● **TASK REQUIREMENTS**:
Copy exactly, and only, the lines below from the first through the one containing "ax = fig.add_axes([235", both included; pictures are omitted.
==========
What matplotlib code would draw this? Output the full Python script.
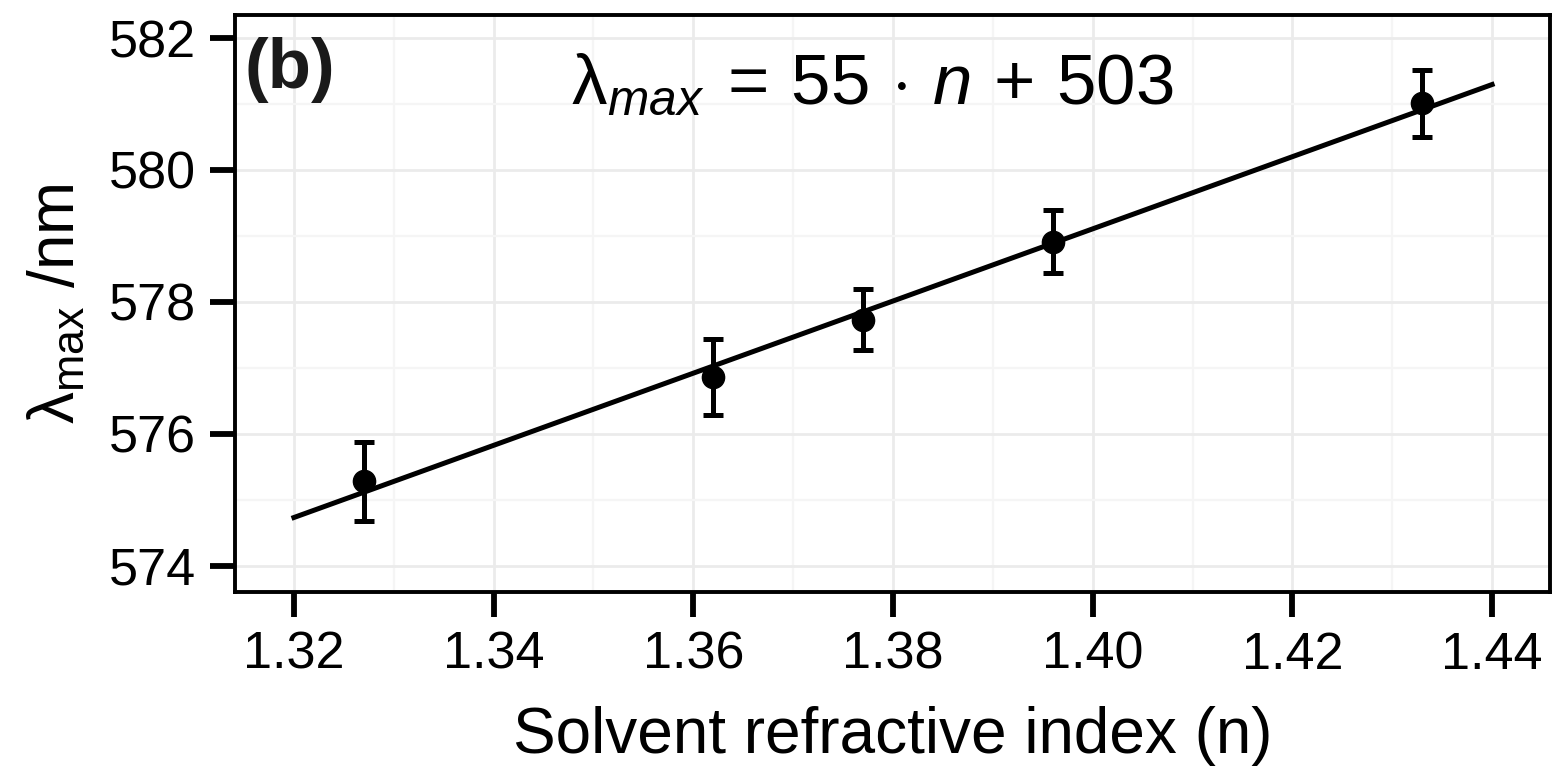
import numpy as np
import matplotlib
matplotlib.use("Agg")
import matplotlib.pyplot as plt
from matplotlib.ticker import MultipleLocator

plt.rcParams["font.family"] = ["Liberation Sans", "DejaVu Sans"]
plt.rcParams["mathtext.fontset"] = "custom"
plt.rcParams["mathtext.rm"] = "Liberation Sans"
plt.rcParams["mathtext.it"] = "Liberation Sans:italic"
plt.rcParams["mathtext.bf"] = "Liberation Sans:bold"

# data
refr_index = [1.327, 1.362, 1.377, 1.396, 1.433]
lambda_max = [575.28, 576.86, 577.73, 578.91, 581.01]
lambda_err = [0.60, 0.57, 0.46, 0.48, 0.51]
fit_range = [1.32, 1.44]

x_ticks = [1.32, 1.34, 1.36, 1.38, 1.40, 1.42, 1.44]
y_ticks = [574, 576, 578, 580, 582]

fig = plt.figure(figsize=(15.56, 7.71), dpi=100)
ax = fig.add_axes([235 / 1556, 1 - 592 / 771, 1315 / 1556, 577 / 771])

# grid like ggplot theme_bw
ax.set_axisbelow(True)
ax.xaxis.set_minor_locator(MultipleLocator(0.01))
ax.yaxis.set_minor_locator(MultipleLocator(1))
ax.grid(which="major", color="#EBEBEB", lw=2.0)
ax.grid(which="minor", color="#F5F5F5", lw=1.6)

# linear fit line
slope, icept = np.polyfit(refr_index, lambda_max, 1)
xf = np.array(fit_range)
ax.plot(xf, slope * xf + icept, color="black", lw=3.6, zorder=2)

ax.errorbar(refr_index, lambda_max, yerr=lambda_err, fmt="o", color="black",
            ms=16, elinewidth=3.6, capsize=7.5, capthick=3.6, zorder=3)

ax.set_xlim(1.3141, 1.4458)
ax.set_ylim(573.6, 582.35)
ax.set_xticks(x_ticks)
ax.set_xticklabels([f"{t:.2f}" for t in x_ticks])
ax.set_yticks(y_ticks)

for sp in ax.spines.values():
    sp.set_linewidth(2.8)
ax.tick_params(which="major", length=18, width=4.2, labelsize=37.5, pad=10)
ax.tick_params(which="minor", length=0)

ax.set_xlabel("Solvent refractive index (n)", fontsize=46, labelpad=19)
ax.set_ylabel(r"$\mathrm{\lambda_{max}}$ /nm", fontsize=46, labelpad=16)

ax.text(0.0072, 0.8735, "(b)", transform=ax.transAxes, fontsize=51,
        fontweight="bold", ha="left", va="baseline", color="#1a1a1a")
ax.text(0.4844, 0.8458,
        r"$\mathrm{\lambda}_{max}\:=\,55\,\cdot\,n\,+\,503$",
        transform=ax.transAxes, fontsize=51, ha="center", va="baseline")

fig.savefig("out.png", dpi=100)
==========
● **THE REPLY**:
What matplotlib code would draw this? Output the full Python script.
import numpy as np
import matplotlib
matplotlib.use("Agg")
import matplotlib.pyplot as plt
from matplotlib.ticker import MultipleLocator

plt.rcParams["font.family"] = ["Liberation Sans", "DejaVu Sans"]
plt.rcParams["mathtext.fontset"] = "custom"
plt.rcParams["mathtext.rm"] = "Liberation Sans"
plt.rcParams["mathtext.it"] = "Liberation Sans:italic"
plt.rcParams["mathtext.bf"] = "Liberation Sans:bold"

# data
refr_index = [1.327, 1.362, 1.377, 1.396, 1.433]
lambda_max = [575.28, 576.86, 577.73, 578.91, 581.01]
lambda_err = [0.60, 0.57, 0.46, 0.48, 0.51]
fit_range = [1.32, 1.44]

x_ticks = [1.32, 1.34, 1.36, 1.38, 1.40, 1.42, 1.44]
y_ticks = [574, 576, 578, 580, 582]

fig = plt.figure(figsize=(15.56, 7.71), dpi=100)
ax = fig.add_axes([235 / 1556, 1 - 592 / 771, 1315 / 1556, 577 / 771])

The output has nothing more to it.